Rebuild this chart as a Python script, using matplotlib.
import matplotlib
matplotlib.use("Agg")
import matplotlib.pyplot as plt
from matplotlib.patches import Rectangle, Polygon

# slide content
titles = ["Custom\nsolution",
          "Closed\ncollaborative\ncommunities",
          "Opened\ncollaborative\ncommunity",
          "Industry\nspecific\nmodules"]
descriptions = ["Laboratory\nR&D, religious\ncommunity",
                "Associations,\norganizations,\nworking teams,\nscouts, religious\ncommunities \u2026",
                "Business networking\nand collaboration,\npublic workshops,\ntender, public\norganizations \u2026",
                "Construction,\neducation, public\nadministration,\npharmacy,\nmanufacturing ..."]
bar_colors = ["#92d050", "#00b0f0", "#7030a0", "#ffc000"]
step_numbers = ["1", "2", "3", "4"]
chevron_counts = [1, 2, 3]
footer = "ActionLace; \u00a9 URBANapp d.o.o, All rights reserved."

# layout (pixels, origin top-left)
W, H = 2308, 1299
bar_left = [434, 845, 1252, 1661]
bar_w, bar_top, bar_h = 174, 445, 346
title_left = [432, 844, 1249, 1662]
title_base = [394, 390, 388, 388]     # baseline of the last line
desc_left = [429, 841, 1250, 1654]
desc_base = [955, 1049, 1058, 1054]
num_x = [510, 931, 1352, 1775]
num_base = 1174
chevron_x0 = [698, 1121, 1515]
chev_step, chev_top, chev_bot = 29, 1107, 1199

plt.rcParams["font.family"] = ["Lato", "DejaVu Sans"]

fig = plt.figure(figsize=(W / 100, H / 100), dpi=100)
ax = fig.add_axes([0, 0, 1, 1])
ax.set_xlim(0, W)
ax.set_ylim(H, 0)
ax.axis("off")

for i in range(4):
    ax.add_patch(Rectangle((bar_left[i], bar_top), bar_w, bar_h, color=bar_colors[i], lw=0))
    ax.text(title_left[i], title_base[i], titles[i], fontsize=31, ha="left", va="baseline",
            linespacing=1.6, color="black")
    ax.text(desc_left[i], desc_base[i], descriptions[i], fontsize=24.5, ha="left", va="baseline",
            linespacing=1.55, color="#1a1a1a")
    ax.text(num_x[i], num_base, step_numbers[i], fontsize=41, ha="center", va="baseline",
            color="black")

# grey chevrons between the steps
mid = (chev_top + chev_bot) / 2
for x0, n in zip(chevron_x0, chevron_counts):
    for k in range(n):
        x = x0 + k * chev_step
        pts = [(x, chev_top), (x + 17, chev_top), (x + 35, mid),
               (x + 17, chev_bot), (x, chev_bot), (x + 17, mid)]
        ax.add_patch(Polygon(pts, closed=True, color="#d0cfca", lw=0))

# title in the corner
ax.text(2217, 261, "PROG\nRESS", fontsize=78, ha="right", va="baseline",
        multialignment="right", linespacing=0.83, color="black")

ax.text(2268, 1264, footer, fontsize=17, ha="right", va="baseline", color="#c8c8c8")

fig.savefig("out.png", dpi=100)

::::

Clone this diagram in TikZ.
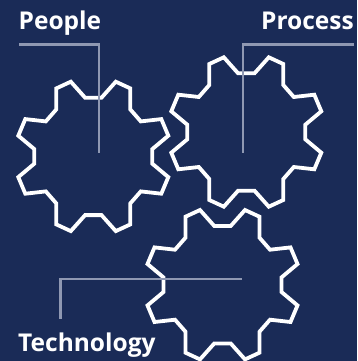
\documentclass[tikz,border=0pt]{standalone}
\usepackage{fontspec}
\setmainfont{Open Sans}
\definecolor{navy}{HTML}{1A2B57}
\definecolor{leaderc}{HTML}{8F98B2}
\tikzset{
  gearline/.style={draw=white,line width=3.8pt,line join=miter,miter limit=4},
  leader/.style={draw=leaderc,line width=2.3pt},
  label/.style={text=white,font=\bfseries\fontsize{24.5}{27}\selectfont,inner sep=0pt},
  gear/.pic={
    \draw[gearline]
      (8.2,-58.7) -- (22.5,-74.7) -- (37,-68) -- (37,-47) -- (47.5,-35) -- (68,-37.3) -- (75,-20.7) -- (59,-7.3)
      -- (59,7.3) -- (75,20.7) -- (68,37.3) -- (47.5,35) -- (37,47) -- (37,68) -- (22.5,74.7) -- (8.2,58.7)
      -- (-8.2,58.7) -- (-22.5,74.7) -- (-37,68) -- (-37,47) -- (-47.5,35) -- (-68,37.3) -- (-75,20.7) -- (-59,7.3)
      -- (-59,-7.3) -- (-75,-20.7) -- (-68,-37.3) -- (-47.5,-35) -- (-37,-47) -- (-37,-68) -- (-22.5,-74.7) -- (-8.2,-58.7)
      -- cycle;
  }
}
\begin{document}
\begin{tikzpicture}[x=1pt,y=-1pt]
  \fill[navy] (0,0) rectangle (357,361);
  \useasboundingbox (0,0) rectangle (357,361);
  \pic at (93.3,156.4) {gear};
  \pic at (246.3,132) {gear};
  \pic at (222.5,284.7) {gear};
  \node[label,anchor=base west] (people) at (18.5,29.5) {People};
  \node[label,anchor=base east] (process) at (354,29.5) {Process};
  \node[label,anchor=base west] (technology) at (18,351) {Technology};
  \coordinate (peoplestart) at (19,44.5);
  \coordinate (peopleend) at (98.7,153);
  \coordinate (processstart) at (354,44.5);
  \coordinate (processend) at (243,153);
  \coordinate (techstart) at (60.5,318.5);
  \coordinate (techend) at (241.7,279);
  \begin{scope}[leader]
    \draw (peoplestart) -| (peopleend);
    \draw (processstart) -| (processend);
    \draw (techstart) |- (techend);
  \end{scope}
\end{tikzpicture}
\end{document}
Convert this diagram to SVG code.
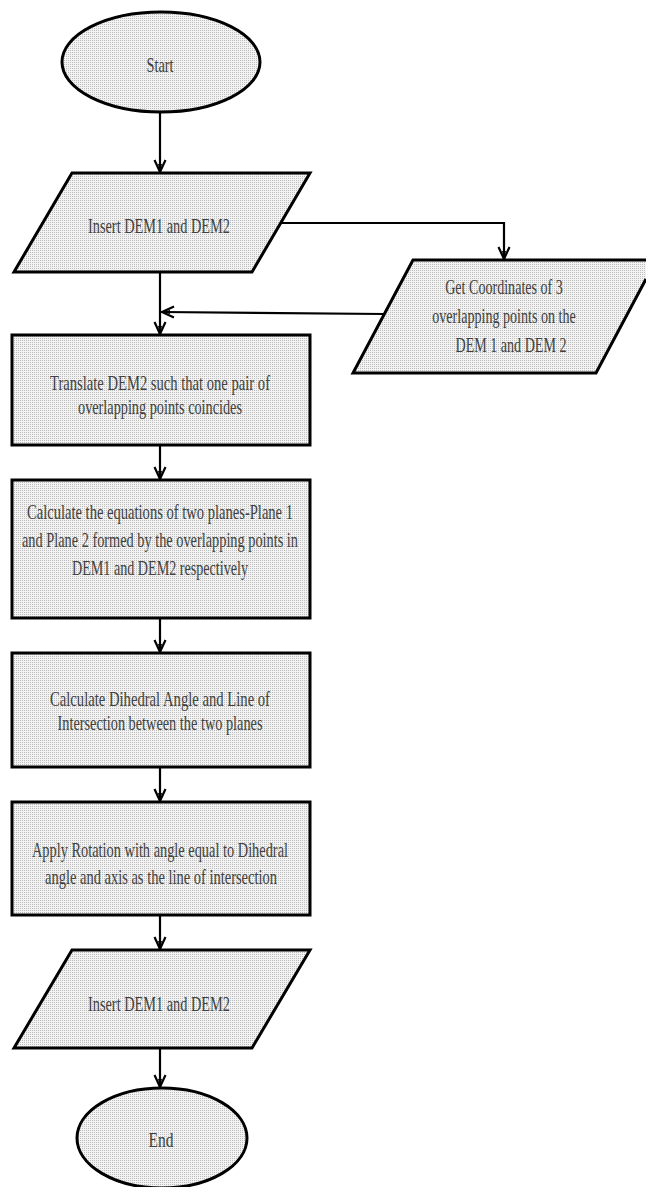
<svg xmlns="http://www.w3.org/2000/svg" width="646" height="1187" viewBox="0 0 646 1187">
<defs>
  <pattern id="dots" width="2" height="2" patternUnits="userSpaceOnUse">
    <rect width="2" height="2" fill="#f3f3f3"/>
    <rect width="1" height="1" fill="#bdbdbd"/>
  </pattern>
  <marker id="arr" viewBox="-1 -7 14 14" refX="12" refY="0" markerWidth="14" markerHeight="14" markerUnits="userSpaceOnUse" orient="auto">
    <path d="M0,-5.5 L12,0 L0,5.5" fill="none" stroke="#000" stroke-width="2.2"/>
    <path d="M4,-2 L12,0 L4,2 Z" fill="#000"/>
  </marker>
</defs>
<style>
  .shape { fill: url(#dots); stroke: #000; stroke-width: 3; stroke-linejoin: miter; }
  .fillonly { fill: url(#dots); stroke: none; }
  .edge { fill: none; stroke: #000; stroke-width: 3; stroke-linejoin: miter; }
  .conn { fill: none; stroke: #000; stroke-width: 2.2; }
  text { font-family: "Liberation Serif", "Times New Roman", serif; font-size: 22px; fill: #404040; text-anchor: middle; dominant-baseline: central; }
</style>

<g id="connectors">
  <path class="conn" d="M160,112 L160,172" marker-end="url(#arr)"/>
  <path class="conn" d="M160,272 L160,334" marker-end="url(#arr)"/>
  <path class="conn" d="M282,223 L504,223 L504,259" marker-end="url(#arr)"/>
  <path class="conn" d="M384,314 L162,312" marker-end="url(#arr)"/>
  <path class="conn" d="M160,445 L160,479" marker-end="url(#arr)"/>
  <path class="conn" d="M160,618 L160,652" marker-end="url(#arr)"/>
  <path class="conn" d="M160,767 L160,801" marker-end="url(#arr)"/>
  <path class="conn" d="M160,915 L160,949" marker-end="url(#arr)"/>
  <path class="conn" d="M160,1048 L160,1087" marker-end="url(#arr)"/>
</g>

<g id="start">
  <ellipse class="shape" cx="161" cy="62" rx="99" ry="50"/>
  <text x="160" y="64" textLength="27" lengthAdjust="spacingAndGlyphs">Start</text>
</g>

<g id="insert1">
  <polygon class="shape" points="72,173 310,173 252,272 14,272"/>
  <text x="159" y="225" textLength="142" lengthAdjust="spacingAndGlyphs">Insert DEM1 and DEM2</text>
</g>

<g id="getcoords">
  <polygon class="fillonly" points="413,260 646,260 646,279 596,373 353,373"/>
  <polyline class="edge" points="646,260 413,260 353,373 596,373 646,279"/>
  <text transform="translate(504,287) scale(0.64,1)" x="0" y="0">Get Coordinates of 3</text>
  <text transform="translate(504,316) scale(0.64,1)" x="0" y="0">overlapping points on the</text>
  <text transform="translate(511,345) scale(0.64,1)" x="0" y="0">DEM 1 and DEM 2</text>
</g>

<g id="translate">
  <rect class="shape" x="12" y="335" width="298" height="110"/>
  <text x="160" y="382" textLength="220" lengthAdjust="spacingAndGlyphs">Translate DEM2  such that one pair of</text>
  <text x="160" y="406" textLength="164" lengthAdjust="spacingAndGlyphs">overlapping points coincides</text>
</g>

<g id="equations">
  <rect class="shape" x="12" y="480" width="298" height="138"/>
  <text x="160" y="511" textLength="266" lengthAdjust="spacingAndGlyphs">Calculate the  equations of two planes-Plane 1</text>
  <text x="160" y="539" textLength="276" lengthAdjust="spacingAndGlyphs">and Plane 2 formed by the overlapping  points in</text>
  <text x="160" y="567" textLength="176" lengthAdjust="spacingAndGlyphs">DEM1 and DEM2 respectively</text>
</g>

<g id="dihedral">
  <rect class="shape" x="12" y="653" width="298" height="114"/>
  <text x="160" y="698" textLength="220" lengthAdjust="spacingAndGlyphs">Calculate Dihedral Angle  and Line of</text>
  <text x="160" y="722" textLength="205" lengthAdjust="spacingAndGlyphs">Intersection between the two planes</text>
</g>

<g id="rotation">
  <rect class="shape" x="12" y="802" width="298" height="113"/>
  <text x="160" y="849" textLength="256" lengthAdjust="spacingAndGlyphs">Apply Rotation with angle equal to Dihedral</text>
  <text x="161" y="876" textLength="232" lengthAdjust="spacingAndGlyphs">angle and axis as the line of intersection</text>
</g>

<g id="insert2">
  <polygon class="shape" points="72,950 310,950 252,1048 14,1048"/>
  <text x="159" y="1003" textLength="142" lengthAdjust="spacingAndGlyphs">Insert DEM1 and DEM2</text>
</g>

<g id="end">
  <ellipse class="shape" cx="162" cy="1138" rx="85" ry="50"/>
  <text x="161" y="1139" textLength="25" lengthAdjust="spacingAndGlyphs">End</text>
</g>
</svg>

::::

Directions: Among the lines above, find the one with "Rebuild this chart" and the one with "URBANapp d.o.o, All". Quote both and everything between them, exactly.

Answer for this exercise:
Rebuild this chart as a Python script, using matplotlib.
import matplotlib
matplotlib.use("Agg")
import matplotlib.pyplot as plt
from matplotlib.patches import Rectangle, Polygon

# slide content
titles = ["Custom\nsolution",
          "Closed\ncollaborative\ncommunities",
          "Opened\ncollaborative\ncommunity",
          "Industry\nspecific\nmodules"]
descriptions = ["Laboratory\nR&D, religious\ncommunity",
                "Associations,\norganizations,\nworking teams,\nscouts, religious\ncommunities \u2026",
                "Business networking\nand collaboration,\npublic workshops,\ntender, public\norganizations \u2026",
                "Construction,\neducation, public\nadministration,\npharmacy,\nmanufacturing ..."]
bar_colors = ["#92d050", "#00b0f0", "#7030a0", "#ffc000"]
step_numbers = ["1", "2", "3", "4"]
chevron_counts = [1, 2, 3]
footer = "ActionLace; \u00a9 URBANapp d.o.o, All rights reserved."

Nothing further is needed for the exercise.